The Super City is bogged down with meetings, talkfests not requiring a decision and too little constituency time, councillors say.
The solution has been to reduce the committee workload, spend more time on issues and improve councillors' governance skills.
But while the changes have the buy-in from most, a vocal minority fear a dumbing down of democracy.
Council chief executive Stephen Town told last Thursday's governing body meeting the changes were in response to a message from councillors that their diaries are overloaded with meetings.
Extra meetings were eating into constituency time, too much time was spent on items not requiring a decision, and the work programme was expanding by calls for reports or extra work that was not prioritised.
The six "reporting" subcommittees, where public participation plays a big part, will now meet every two or three months instead of every six weeks. The aim to is make them more outcome-focused.

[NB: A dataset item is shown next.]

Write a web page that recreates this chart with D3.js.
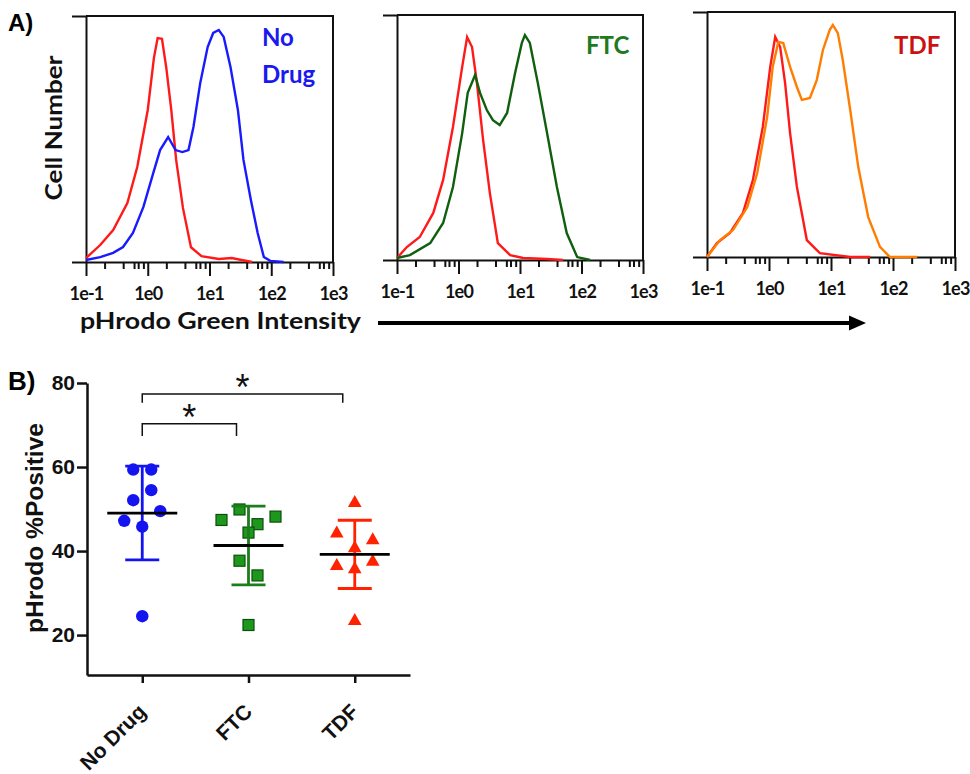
<!DOCTYPE html>
<html><head><meta charset="utf-8">
<script src="https://cdn.jsdelivr.net/npm/d3@7/dist/d3.min.js"></script>
<style>body{margin:0;background:#fff}svg{display:block}</style>
</head><body><svg id="c" width="970" height="774"></svg>
<script>
// ---------- DATA ----------
// Panel A: histogram curves as [log10(pHrodo intensity), cell count (% of max scale)]
const histTickValues = [0.1, 1, 10, 100, 1000];
const histTickLabels = ["1e-1", "1e0", "1e1", "1e2", "1e3"];
const minorMultipliers = [2, 4, 6, 7, 8.5];
const histLabels = ["No Drug", "FTC", "TDF"];

const h1Ctrl = [[-1.0,1.6],[-0.77,6.9],[-0.56,13],[-0.33,24],[-0.17,38.6],[0.0,61.8],[0.10,83],[0.16,91],[0.23,90.7],[0.30,79],[0.38,62],[0.46,41.5],[0.57,22],[0.70,6],[0.87,2.4],[1.15,1.2],[1.36,1.6],[1.52,0.8],[1.69,0]];
const h1Drug = [[-1.0,0.8],[-0.77,2.0],[-0.56,3.7],[-0.40,6.1],[-0.24,11.8],[-0.07,22.4],[0.09,36.2],[0.20,45.5],[0.33,50.8],[0.45,45.5],[0.56,44.7],[0.66,45.5],[0.74,54.9],[0.85,72.8],[0.97,87.4],[1.06,93.1],[1.15,94.3],[1.23,91.5],[1.34,79.3],[1.46,61.8],[1.55,41.5],[1.67,25.2],[1.78,11.8],[1.88,2.0],[1.99,0.4],[2.20,0]];
const h2Ctrl = [[-1.0,0.8],[-0.84,5.3],[-0.63,9.4],[-0.41,19.2],[-0.25,32.7],[-0.09,54.3],[0.06,78.8],[0.14,91.0],[0.22,86.9],[0.30,72.2],[0.40,49.0],[0.51,27.3],[0.64,6.9],[0.84,2.0],[1.05,0.8],[1.44,0.4],[1.70,0]];
const h2Drug = [[-1.0,0.8],[-0.79,2.0],[-0.46,6.9],[-0.25,15.1],[-0.09,29.8],[0.06,51.8],[0.15,68.2],[0.27,75.5],[0.35,68.2],[0.46,61.2],[0.56,57.1],[0.67,55.1],[0.79,60.0],[0.92,76.3],[1.03,88.6],[1.08,91.8],[1.16,88.6],[1.29,72.2],[1.44,51.8],[1.60,29.8],[1.76,11.0],[1.93,1.2],[2.14,0]];
const h3Ctrl = [[-1.0,0],[-0.84,5.7],[-0.63,9.8],[-0.42,18.0],[-0.26,31.4],[-0.10,53.1],[0.02,77.6],[0.10,89.8],[0.18,85.7],[0.26,71.0],[0.34,50.6],[0.45,28.6],[0.61,6.9],[0.82,1.6],[1.31,0],[1.63,0]];
const h3Drug = [[-1.0,0],[-0.79,6.9],[-0.58,11.0],[-0.35,20.4],[-0.19,34.3],[-0.03,57.1],[0.06,77.6],[0.15,87.8],[0.23,87.3],[0.34,77.6],[0.45,69.4],[0.53,64.1],[0.66,64.9],[0.77,72.2],[0.87,84.5],[0.98,92.7],[1.03,94.7],[1.11,91.4],[1.19,80.4],[1.31,60.0],[1.44,36.7],[1.60,16.3],[1.79,4.1],[1.95,0],[2.39,0]];

// Panel B: % positive per donor
const categories = ["No Drug", "FTC", "TDF"];
const noDrugValues = [59.4, 59.4, 52.1, 54.5, 47.2, 45.8, 49.5, 24.5];
const ftcValues = [47.4, 49.9, 46.4, 48.2, 44.4, 37.7, 34.2, 22.4];
const tdfValues = [51.7, 44.4, 40.9, 42.8, 36.7, 35.9, 37.7, 23.6];
const yTicksB = [20, 40, 60, 80];
const significance = [["No Drug", "FTC", "*"], ["No Drug", "TDF", "*"]];

// ---------- DRAW ----------
const svg = d3.select("#c");
const fontA = "Lato, 'Open Sans', sans-serif";
const fontB = "'Liberation Sans', Arial, Helvetica, sans-serif";

svg.append("text").attr("x", 8).attr("y", 31).text("A)")
  .attr("font-family", fontB).attr("font-weight", "bold").attr("font-size", 24);

const panels = [
  {x0: 86, x1: 333, top: 16, base: 262, ctrl: h1Ctrl, drug: h1Drug, color: "#1a1aff"},
  {x0: 397, x1: 643, top: 15, base: 260, ctrl: h2Ctrl, drug: h2Drug, color: "#0f5f0f"},
  {x0: 707, x1: 955, top: 12, base: 257, ctrl: h3Ctrl, drug: h3Drug, color: "#ff7d00"}
];
const minorTicks = [];
[0.1, 1, 10, 100].forEach(d => minorMultipliers.forEach(m => minorTicks.push(d * m)));

panels.forEach((p, i) => {
  const x = d3.scaleLog().domain([0.1, 1000]).range([p.x0, p.x1]);
  const y = d3.scaleLinear().domain([0, 100]).range([p.base, p.top]);
  const g = svg.append("g");
  const gm = g.append("g").attr("transform", `translate(0,${p.base})`)
    .call(d3.axisBottom(x).tickValues(minorTicks).tickSize(7).tickSizeOuter(0).tickFormat(""));
  gm.select(".domain").remove();
  gm.selectAll("line").attr("stroke", "#111").attr("stroke-width", 2);
  const gx = g.append("g").attr("transform", `translate(0,${p.base})`)
    .call(d3.axisBottom(x).tickValues(histTickValues).tickSize(14).tickSizeOuter(0).tickPadding(11)
      .tickFormat((d, k) => histTickLabels[k]));
  gx.select(".domain").attr("stroke", "#111").attr("stroke-width", 2);
  gx.selectAll("line").attr("stroke", "#111").attr("stroke-width", 2);
  gx.selectAll("text").attr("font-family", fontA).attr("font-weight", "bold").attr("font-size", 18)
    .attr("letter-spacing", "-0.8px").attr("fill", "#111");
  const gy = g.append("g").attr("transform", `translate(${p.x0},0)`)
    .call(d3.axisLeft(y).tickValues([0, 100]).tickSize(14).tickSizeOuter(0).tickFormat(""));
  gy.select(".domain").attr("stroke", "#111").attr("stroke-width", 2);
  gy.selectAll("line").attr("stroke", "#111").attr("stroke-width", 2);
  g.append("path").attr("d", `M${p.x0},${y(100)}H${p.x1}V${p.base}`)
    .attr("fill", "none").attr("stroke", "#111").attr("stroke-width", 2);
  const line = d3.line().x(d => x(Math.pow(10, d[0]))).y(d => y(d[1]));
  g.append("path").datum(p.ctrl).attr("d", line).attr("fill", "none")
    .attr("stroke", "#ff1a1a").attr("stroke-width", 2.4);
  g.append("path").datum(p.drug).attr("d", line).attr("fill", "none")
    .attr("stroke", p.color).attr("stroke-width", 2.4);
});

const lab = (t, x, yy, c) => svg.append("text").attr("x", x).attr("y", yy).text(t)
  .attr("font-family", fontA).attr("font-weight", "bold").attr("font-size", 24).attr("fill", c);
lab("No", 262, 46, "#1a1aef");
lab("Drug", 262, 83, "#1a1aef");
lab(histLabels[1], 586, 54, "#1f7a1f");
lab(histLabels[2], 894, 54, "#cc1111");

svg.append("text").attr("transform", "translate(62,128) rotate(-90)").attr("text-anchor", "middle")
  .text("Cell Number").attr("font-family", fontA).attr("font-weight", "bold").attr("font-size", 22)
  .attr("textLength", 145).attr("lengthAdjust", "spacingAndGlyphs").attr("fill", "#111");
svg.append("text").attr("x", 80).attr("y", 329).text("pHrodo Green Intensity")
  .attr("font-family", fontA).attr("font-weight", "bold").attr("font-size", 23)
  .attr("textLength", 281).attr("lengthAdjust", "spacingAndGlyphs").attr("fill", "#111");
svg.append("line").attr("x1", 378).attr("x2", 853).attr("y1", 323).attr("y2", 323)
  .attr("stroke", "#000").attr("stroke-width", 4);
svg.append("path").attr("d", "M849,315.5L866,323L849,330.5Z").attr("fill", "#000");

// ---------- Panel B ----------
svg.append("text").attr("x", 8).attr("y", 390).text("B)")
  .attr("font-family", fontB).attr("font-weight", "bold").attr("font-size", 26);

const xB = d3.scalePoint().domain(categories).range([87, 410]).padding(0.52);
const yB = d3.scaleLinear().domain([10.5, 80]).range([675, 383]);

const gyB = svg.append("g").attr("transform", "translate(87,0)")
  .call(d3.axisLeft(yB).tickValues(yTicksB).tickSize(10).tickSizeOuter(0).tickPadding(2));
gyB.select(".domain").attr("stroke", "#111").attr("stroke-width", 2.5);
gyB.selectAll("line").attr("stroke", "#111").attr("stroke-width", 2.5);
gyB.selectAll("text").attr("font-family", fontB).attr("font-weight", "bold").attr("font-size", 21).attr("fill", "#111");

const gxB = svg.append("g").attr("transform", "translate(0,675)")
  .call(d3.axisBottom(xB).tickSize(8).tickSizeOuter(0).tickFormat(""));
gxB.select(".domain").attr("stroke", "#111").attr("stroke-width", 2.5);
gxB.selectAll("line").attr("stroke", "#111").attr("stroke-width", 2.5);
categories.forEach(c => {
  svg.append("text").attr("transform", `translate(${xB(c) + 5},${713}) rotate(-45)`)
    .attr("text-anchor", "end").text(c)
    .attr("font-family", fontB).attr("font-weight", "bold").attr("font-size", 21).attr("fill", "#111");
});

svg.append("text").attr("transform", "translate(43,528) rotate(-90)").attr("text-anchor", "middle")
  .text("pHrodo %Positive").attr("font-family", fontB).attr("font-weight", "bold").attr("font-size", 23)
  .attr("textLength", 210).attr("lengthAdjust", "spacingAndGlyphs").attr("fill", "#111");

// jitter layout: group close values in rows, spread each row symmetrically
function layout(values, step) {
  const idx = values.map((v, i) => i).sort((a, b) => values[b] - values[a]);
  const rows = [];
  idx.forEach(i => {
    const r = rows[rows.length - 1];
    if (r && values[r[0]] - values[i] <= 4) r.push(i); else rows.push([i]);
  });
  const off = new Array(values.length).fill(0);
  rows.forEach(r => {
    r.sort((a, b) => a - b);
    r.forEach((i, k) => off[i] = (k - (r.length - 1) / 2) * step);
  });
  return off;
}

const groups = [
  {cat: "No Drug", vals: noDrugValues, fill: "#1414f0", stroke: "#1414f0", bar: "#1414f0", shape: "circle"},
  {cat: "FTC", vals: ftcValues, fill: "#1d981d", stroke: "#0c4f0c", bar: "#1b7d1b", shape: "square"},
  {cat: "TDF", vals: tdfValues, fill: "#ff2200", stroke: "#ff2200", bar: "#ff2200", shape: "triangle"}
];
groups.forEach(gr => {
  const cx = xB(gr.cat);
  const m = d3.mean(gr.vals), sd = d3.deviation(gr.vals);
  const g = svg.append("g");
  const off = layout(gr.vals, 18);
  gr.vals.forEach((v, i) => {
    const px = cx + off[i], py = yB(v);
    if (gr.shape === "circle") g.append("circle").attr("cx", px).attr("cy", py).attr("r", 6.2).attr("fill", gr.fill);
    else if (gr.shape === "square") g.append("rect").attr("x", px - 5.5).attr("y", py - 5.5).attr("width", 11).attr("height", 11)
      .attr("fill", gr.fill).attr("stroke", gr.stroke).attr("stroke-width", 1.2);
    else g.append("path").attr("d", `M${px},${py - 7}L${px + 6.8},${py + 5}L${px - 6.8},${py + 5}Z`).attr("fill", gr.fill);
  });
  g.append("path").attr("d", `M${cx},${yB(m + sd)}V${yB(m - sd)}M${cx - 17},${yB(m + sd)}H${cx + 17}M${cx - 17},${yB(m - sd)}H${cx + 17}`)
    .attr("stroke", gr.bar).attr("stroke-width", 2.8).attr("fill", "none");
  g.append("line").attr("x1", cx - 35).attr("x2", cx + 35).attr("y1", yB(m)).attr("y2", yB(m))
    .attr("stroke", "#000").attr("stroke-width", 2.8);
});

// significance brackets
const bracketLevels = [[70.3, 67.4], [77.4, 75.3]];
significance.forEach((s, i) => {
  const xa = xB(s[0]), xb = xB(s[1]) - 12;
  const [top, leg] = bracketLevels[i];
  svg.append("path").attr("d", `M${xa},${yB(leg)}V${yB(top)}H${xb}V${yB(leg)}`)
    .attr("fill", "none").attr("stroke", "#111").attr("stroke-width", 1.5);
  svg.append("text").attr("x", (xa + xb) / 2).attr("y", yB(top) + 6).attr("text-anchor", "middle")
    .text(s[2]).attr("font-family", fontB).attr("font-size", 36).attr("fill", "#111");
});
</script></body></html>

The grunty whole-of-council committees have been left untouched, except for merging the budget committee with the finance and performance committee after the completion of the new 10-year budget this month.
But several reporting committee chairs are unhappy. Arts, culture and events committee chairman Alf Filipaina said it "let the public down".
Community, development and safety committee chairwoman Cathy Casey, who holds meetings around the region, said people saw the council as out of touch.
"Do not restructure the reporting committees. They are what makes this council tick," she said.
Other councillors, including George Wood, Chris Fletcher and Denise Krum, did not think the changes went far enough.
"Democracy is an expensive beast," said Franklin's Bill Cashmore, saying fewer meetings would bring a greater focus on delivering results.
Deputy mayor Penny Hulse said the council was not judged by how many committees it had but what got done. Councillor Chris Darby suggested the next council move to a Cabinet of leaders.
Ken Palmer, University of Auckland law professor and local government expert, said the review was timely. "There is nothing worse than turning up for a meeting, there is nothing new and you are simple regurgitating something you did at the last meeting."